In a recurring visual and ambient leitmotif for the fine and sometimes perversely magnetic Amazon show Goliath, a crane shot brings us swooping down on the Ocean Lodge Hotel in Santa Monica. This visual cue adds mythic and film noir-ish measure to the humble home of our antiheroic protagonist, lawyer Billy McBride (Billy Bob Thornton), who we quickly learn has descended from champion attorney to elbow-bending downward spiral. He also spends much time in the nearby retro-kitschy watering hole Chez Jay — to marinate, to work, to pass the hours of his sorry life — and occasionally drifts to the Santa Monica Pier area, bottle and self-destructive will at the ready.
But alas, in a scenario reminiscent of Paul Newman’s sodden but rebounding character in The Verdict, and any number of other models in film and television, a case lands in his lap so ripe and so demanding of bringing to justice, he snaps out of his stupor (if stopping short of actual sobriety) and gets very busy. Courtesy of the dimple-grinned Thornton’s strange blend of Southern charm and pockets of venom, our hero brings out his suitcase of cunning and doggedness to a David v. Goliath–esque fight against an immoral weapons corporation and the death of a worker by exploding boat.

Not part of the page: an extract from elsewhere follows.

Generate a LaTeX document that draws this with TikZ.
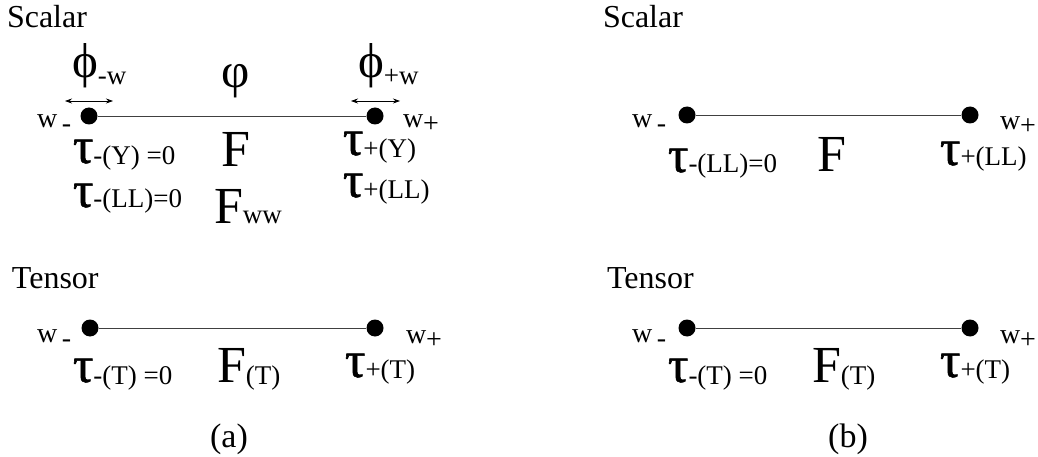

In a legal battlefield with a deep-pocketed, government-abetted defense company, the challenges are many — including intimidation, judge-baiting, framing, and possible visits from a hit man. Thornton resorts to clever and resilient tactics, such as calling on his friend Brittany (Tania Raymonde), a prostitute with a heart of gold and a habit. The plot’s thickening includes his former partnership — and now contentious sparring partner — with creepy law-firm magnate Donald Cooperman (William Hurt, in another of his sordidly compelling roles, killing it softly), who responds to the pending legal action with, “I want a ‘shock and awe’ shit show. Should this man sue us, he needs to regret it.” Billy’s ex-wife (Maria Bello) still works with him. Side plots involve the tension of his tenuous relationship with his daughter, in-house conniving at the law firm, and our hero’s own redemption.
Back to the Ocean Lodge crane shots: That touch also represents a fascinating morphing medium angle tucked into Goliath, further proof of TV’s dramatic rebirth and entry into the higher quarters of American culture. Crane shots were once a sign of a big budget, rarely seen on television. Today, cheap camera-bearing drones do the trick. A once-prohibitive technology is now in the hands of the people. The eight-episode series also represents a triumphant entry into the “new TV” dimension from a hero of old-school television — David E. Kelley, he of Ally McBeal, The Practice, and Boston Legal fame. This is his first new project in eight years, and it’s in the notably different atmosphere of non-broadcast TV and its bigger budgets, with free creative control and the ability to create one fixed, long piece versus a series of undetermined length.
Thornton makes his own seamless transition from film to TV, and his bad boy savior presence itself wears very nicely in the long haul of eight hours, anchors the epic, and keeps us tuned in (be careful: it may be hard to watch just one episode at a time). In another film-echoing touch, the “Goliath” in the picture is played by the hatless Dwight Yoakam, who also played the villain factor in Thornton’s cinematic debut (and masterpiece), Sling Blade.
Goliath comes together with an uncommon and artistic small-screen power, the stuff of must-see TV. If it sometimes slips into the by-now care-worn TV law/courtroom genre, that cozy is roughed up with shady, multi-shaded characters and given a re-invigorating and artful shot in the arm. Plus, gotta love those crane shots.